Tuesday, 22 January 2008

What Does The Church Offer?

For the past two weeks I've been on holidays. The hardest thing about being a pastor on holidays is that you can't go to your own church. I love my church and don't just attend it because I'm the pastor. But holidays does present the opportunity to visit other churches. And this is what my family and I have been doing. It has enabled us to see where some of the church crowd are going.

I pastor a church that is affiliated with the Australian Assemblies of God which causes people to make certain assumptions about what our church must be like. The general assumption is that we are a church driven by emotionalism and preach an overly simplistic message akin to the Word-of-faith heresy. But when people actually visit our virtual church or our ministry site they assume that we are a "Word-heavy" church devoid of prayerfulness or care. But none of these assumptions are correct.

While the general direction of the Australian Assemblies of God in the past few years has been a syncretism of Word of Faith and Seeker-sensitive-services, we have not 'joined in'. Most Australian AOG churches are essentially Arminian. We are essentially Calvinistic. Nearly all Australian AOG churches are Futurist. We are Partial-Preterist. Our church was recently described by a visiting evangelical Arch-Deacon of the Anglican Church as "the most unusual AOG church in Australia!". We are not interested in going along with the crowd.

And where is the crowd going? It seems that prayer, preaching, congregational worship is either being replaced or subjugated for x-boxes, Wii game consoles, coffee and cake, and "40-Day" programs. But is this what Christ was dying to build?

What does the Church offer? If it's merely more entertainment options then it will hurtle toward total irrelevance- which would be ironic since this is what many in the church crowd are desperately trying to avoid!

I consider that the Church offers the Gospel. The Gospel is the message of God's love, grace, and forgiveness through Jesus Christ. It is presented through prayer, worship, devotion, community, service, but most importantly: preaching. It is offered 24/7/52/365.25 - but especially on Sundays ("the Lord's Day", 1Cor. 16:1; Rev. 1:10).
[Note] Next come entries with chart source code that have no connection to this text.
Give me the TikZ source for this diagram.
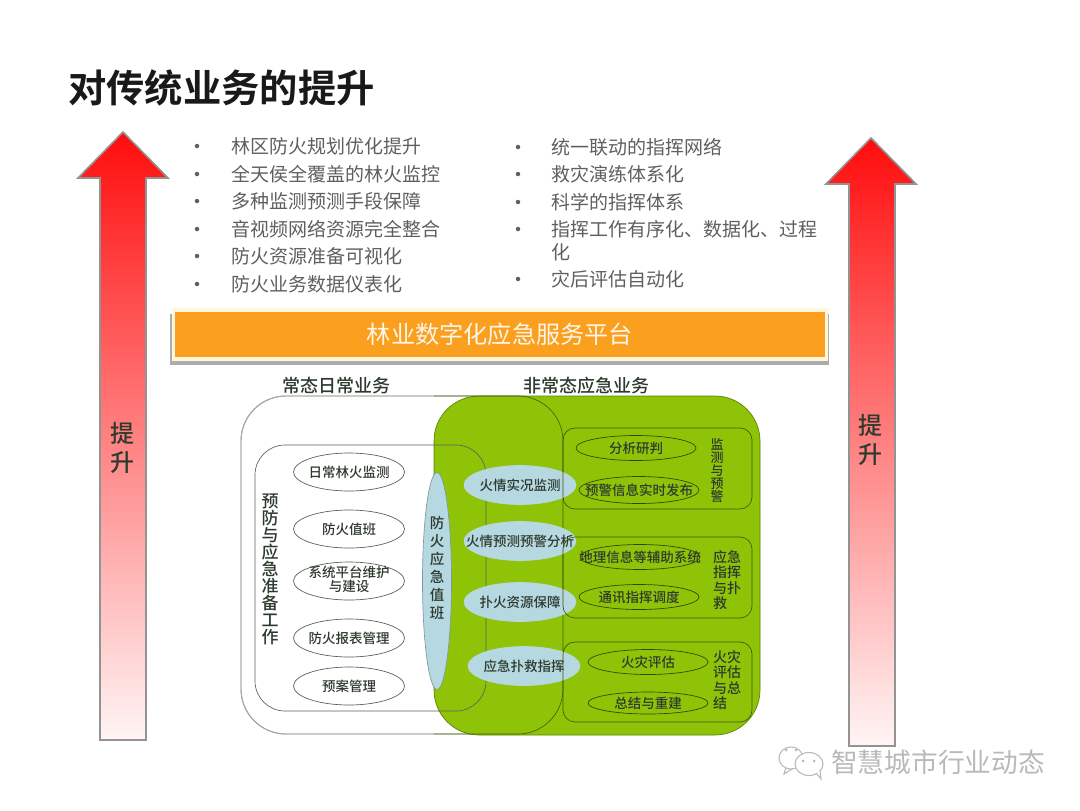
\documentclass[tikz,border=0pt]{standalone}
\usepackage{fontspec}
\usetikzlibrary{shapes.geometric}
\setmainfont{Noto Sans CJK SC Medium}
\newfontfamily\cjkbold{Noto Sans CJK SC Bold}
\newfontfamily\cjkreg{Noto Sans CJK SC}
\newcommand\pxl[2]{\fontsize{\the\dimexpr #1pt*3/4\relax}{\the\dimexpr #2pt*3/4\relax}\selectfont}
\newcommand\T[1]{\makebox[0pt]{\smash{\raisebox{-.37em}{#1}}}}
\definecolor{grn}{HTML}{8FC307}
\definecolor{lblue}{HTML}{B6D8E1}
\definecolor{ink}{HTML}{2E3A2E}
\definecolor{bul}{HTML}{5F5F5F}
\definecolor{org}{HTML}{FB9F1F}
\definecolor{cream}{HTML}{FFF6DC}
\tikzset{
  bigarrow/.style={draw=gray!85,line width=1.2pt,top color=red!95!white,middle color=red!52!white,bottom color=red!4!white},
  arrowtext/.style={align=center,text=ink,font=\pxl{24}{29}},
  bullettext/.style={anchor=west,inner sep=0pt,text=bul,font=\cjkreg\pxl{19}{24}},
  bulletdot/.style={circle,fill=bul,inner sep=0pt,minimum size=4.5pt*.75},
  ell/.style={ellipse,inner sep=0pt,draw=#1,line width=.5pt},
  whiteell/.style={ell=gray!70!black,minimum width=111pt*.75,minimum height=38pt*.75,text=ink,font=\pxl{13.5}{17}},
  blueell/.style={ell=lblue,fill=lblue,minimum width=112pt*.75,minimum height=39pt*.75,text=ink,font=\pxl{13.5}{17}},
  greenell/.style={ell=black!65!grn,minimum width=120pt*.75,minimum height=25pt*.75,text=ink,font=\pxl{13.5}{17}},
  head/.style={text=ink,font=\pxl{18}{22}},
  sidetext/.style={align=left,text=ink,inner sep=0pt,font=\pxl{14}{15.3}},
  boxline/.style={draw=black!55!grn,line width=.5pt,rounded corners=9pt}
}
\begin{document}
\begin{tikzpicture}[x=.75pt,y=-.75pt]
\useasboundingbox (0,0) rectangle (1080,810);
% title
\node[anchor=west,inner sep=0pt,font=\cjkbold\pxl{38.3}{44},text=black!90] (title) at (68,88) {对传统业务的提升};
% arrows
\path[bigarrow] (123,132) -- (168,178) -- (146,178) -- (146,740) -- (100,740) -- (100,178) -- (78,178) -- cycle;
\path[bigarrow] (871,138) -- (916,184) -- (895,184) -- (895,746) -- (849,746) -- (849,184) -- (826,184) -- cycle;
\node[arrowtext] (ltxt) at (122,448) {提\\升};
\node[arrowtext] (rtxt) at (870,440) {提\\升};
% bullets
\foreach \i/\y/\t in {1/146/林区防火规划优化提升,2/174/全天侯全覆盖的林火监控,3/201/多种监测预测手段保障,4/229/音视频网络资源完全整合,5/256/防火资源准备可视化,6/284/防火业务数据仪表化}{
  \node[bulletdot] (ld\i) at (197,\y) {};
  \node[bullettext] (lt\i) at (231,\y) {\t};
}
\foreach \i/\y/\t in {1/147/统一联动的指挥网络,2/174/救灾演练体系化,3/202/科学的指挥体系,4/229/指挥工作有序化、数据化、过程,6/279/灾后评估自动化}{
  \node[bulletdot] (rd\i) at (518,\y) {};
  \node[bullettext] (rt\i) at (551,\y) {\t};
}
\node[bullettext] (rt5) at (551,252) {化};
% orange bar
\fill[gray!65] (170,314) rectangle (829,365);
\node[draw=cream,line width=2.4pt,fill=org,minimum width=653pt*.75,minimum height=49pt*.75,inner sep=0pt,text=white!90!org,font=\cjkreg\pxl{24.2}{28}] (bar) at (500,334.5) {林业数字化应急服务平台};
% headers
\node[head] (h1) at (336,386) {常态日常业务};
\node[head] (h2) at (586,386) {非常态应急业务};
% big regions
\path[fill=white,draw=gray!70,line width=.7pt,rounded corners=45pt*.75] (241,396) rectangle (563,734);
\path[fill=grn,draw=black!35!grn,line width=.5pt,rounded corners=45pt*.75] (434,396) rectangle (760,735);
\path[draw=black!50!grn,line width=.5pt,rounded corners=45pt*.75] (434,734) -- (563,734) -- (563,396) -- (434,396);
\path[draw=gray!70,line width=.7pt,rounded corners=45pt*.75] (434,396) -- (241,396) -- (241,734) -- (434,734);
\path[draw=gray!75!black,line width=.5pt,rounded corners=30pt*.75] (255,445) rectangle (486,711);
% side label in left panel
\node[align=center,text=ink,font=\pxl{17}{17}] (prep) at (270,569) {预\\防\\与\\应\\急\\准\\备\\工\\作};
% left ellipses
\node[whiteell] (a1) at (349,472) {\T{日常林火监测}};
\node[whiteell] (a2) at (349,529) {\T{防火值班}};
\node[whiteell] (a3) at (349,581) {\makebox[0pt]{\smash{\raisebox{-.25em}{\begin{tabular}[c]{@{}c@{}}系统平台维护\\[-.2em]与建设\end{tabular}}}}};
\node[whiteell] (a4) at (349,638) {\T{防火报表管理}};
\node[whiteell] (a5) at (349,686) {\T{预案管理}};
% central ellipse
\node[ell=lblue!70!black,fill=lblue,minimum width=29pt*.75,minimum height=217pt*.75] (c0) at (437,581) {};
\node[align=center,text=ink,inner sep=0pt,font=\pxl{14.5}{18}] (c0t) at (437,568) {防\\火\\应\\急\\值\\班};
% blue ellipses
\node[blueell] (b1) at (520,485) {\T{火情实况监测}};
\node[blueell] (b2) at (520,541) {\T{火情预测预警分析}};
\node[blueell] (b3) at (520,602) {\T{扑火资源保障}};
\node[blueell] (b4) at (524,666) {\T{应急扑救指挥}};
% right boxes
\path[boxline] (563,428) rectangle (752,509);
\path[boxline] (563,537) rectangle (752,618);
\path[boxline] (563,642) rectangle (752,722);
% green ellipses
\node[greenell] (g1) at (636,448) {\T{分析研判}};
\node[greenell,minimum height=27pt*.75] (g2) at (639,490) {\T{预警信息实时发布}};
\node[greenell] (g3) at (640,557) {\T{地理信息等辅助系统}};
\node[greenell] (g4) at (639,597) {\T{通讯指挥调度}};
\node[greenell] (g5) at (648,662) {\T{火灾评估}};
\node[greenell,minimum height=22pt*.75] (g6) at (648,703) {\T{总结与重建}};
\node[sidetext,align=center,font=\pxl{13}{13}] (s1) at (717,471) {监\\测\\与\\预\\警};
\node[sidetext] (s2) at (727,580) {应急\\指挥\\与扑\\救};
\node[sidetext] (s3) at (727,680) {火灾\\评估\\与总\\结};
% watermark
\path[draw=gray!55,line width=.8pt,fill=white] (786,767) -- (784,774) -- (792,769) -- cycle;
\node[ellipse,draw=gray!55,line width=.8pt,fill=white,minimum width=24pt*.75,minimum height=22pt*.75,inner sep=0pt] (w1) at (791,758) {};
\node[ellipse,draw=gray!55,line width=.8pt,fill=white,minimum width=28pt*.75,minimum height=23pt*.75,inner sep=0pt] (w2) at (809,764) {};
\path[draw=gray!55,line width=.8pt,fill=white] (816,773) -- (821,779) -- (820,770);
\foreach \i/\x/\y in {1/786/750,2/796/750,3/803/761,4/814/761}{\fill[gray!55] (\x,\y) circle (1.5);}
\node[anchor=west,inner sep=0pt,text=gray!55,font=\cjkreg\pxl{26.7}{30}] (wm) at (831,762) {智慧城市行业动态};
\end{tikzpicture}
\end{document}
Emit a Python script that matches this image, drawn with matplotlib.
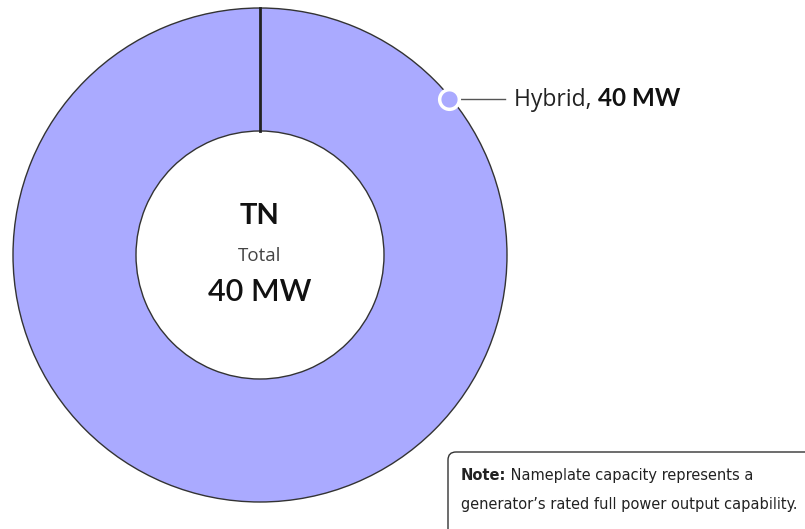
import matplotlib
matplotlib.use("Agg")
import matplotlib.pyplot as plt
from matplotlib.patches import FancyBboxPatch

# dados
categorias = ["Hybrid"]
valores = [40]
unidade = "MW"
estado = "TN"
cor = "#aaaaff"

plt.rcParams['font.family'] = ['Open Sans', 'DejaVu Sans']
negrito = ['Lato', 'DejaVu Sans']

fig = plt.figure(figsize=(8.05, 5.29), dpi=100)
ax = fig.add_axes([0, 0, 1, 1])

# rosca
cx, cy, r = 260, 255, 247
ri = 124
ax.pie(valores, colors=[cor], startangle=90, counterclock=False,
       center=(cx, cy), radius=r,
       wedgeprops=dict(width=r - ri, edgecolor="#333333", linewidth=1.0))
# linha de inicio da fatia
ax.plot([cx, cx], [cy - ri, cy - r], color="#222222", lw=2, zorder=3)

ax.set_xlim(0, 805)
ax.set_ylim(529, 0)
ax.set_aspect("equal")
ax.axis("off")

# textos do centro
total = sum(valores)
ax.text(cx, 216, estado, ha="center", va="center", fontsize=21, fontweight="bold",
        family=negrito, color="#111111")
ax.text(cx, 256, "Total", ha="center", va="center", fontsize=13.5, color="#444444")
ax.text(cx, 292, f"{total} {unidade}", ha="center", va="center", fontsize=22, fontweight="semibold",
        family=negrito, color="#111111")

# rotulo
ax.plot([460, 505], [99, 99], color="#555555", lw=1, zorder=3)
ax.scatter([449], [99], s=200, color=cor, edgecolors="white", linewidths=2.5, zorder=4)
t1 = ax.text(514, 106, f"{categorias[0]}, ", ha="left", va="baseline", fontsize=16.5, color="#222222")

# nota
caixa = FancyBboxPatch((448, 452), 400, 120, boxstyle="round,pad=0,rounding_size=8",
                       facecolor="white", edgecolor="#333333", linewidth=1, zorder=5)
ax.add_patch(caixa)
fonte_nota = ['DejaVu Sans']
n1 = ax.text(461, 480, "Note:", ha="left", va="baseline", fontsize=11.7, fontweight="bold",
             family=fonte_nota, fontstretch="condensed", color="#222222", zorder=6)
ax.text(461, 509, "generator\u2019s rated full power output capability.", ha="left", va="baseline",
        fontsize=11.7, family=fonte_nota, fontstretch="condensed", color="#222222", zorder=6)

# posicionar os trechos seguintes na mesma linha de base
fig.canvas.draw()
inv = ax.transData.inverted()
x1 = inv.transform((t1.get_window_extent().x1, 0))[0]
ax.text(x1, 106, f"{valores[0]} {unidade}", ha="left", va="baseline",
        fontsize=17.5, fontweight="bold", family=negrito, color="#111111")
x2 = inv.transform((n1.get_window_extent().x1, 0))[0]
ax.text(x2, 480, " Nameplate capacity represents a", ha="left", va="baseline",
        fontsize=11.7, family=fonte_nota, fontstretch="condensed", color="#222222", zorder=6)

fig.savefig("out.png", dpi=100)
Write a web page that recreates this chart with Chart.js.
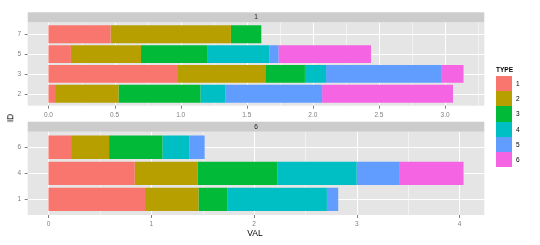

And it is my prayer that as long as I am pastor (and even long after I have gone) that Legana Christian Church will be passionately committed to delivering the Gospel without succumbing to "the crowd". I pray that we can take the faith of the early Pentecostals along with their willingness to pray and seek God for the miraculous and galvanise it with the best historic Reformed scholarship and offer ourselves unreservedly to God. Let's pray.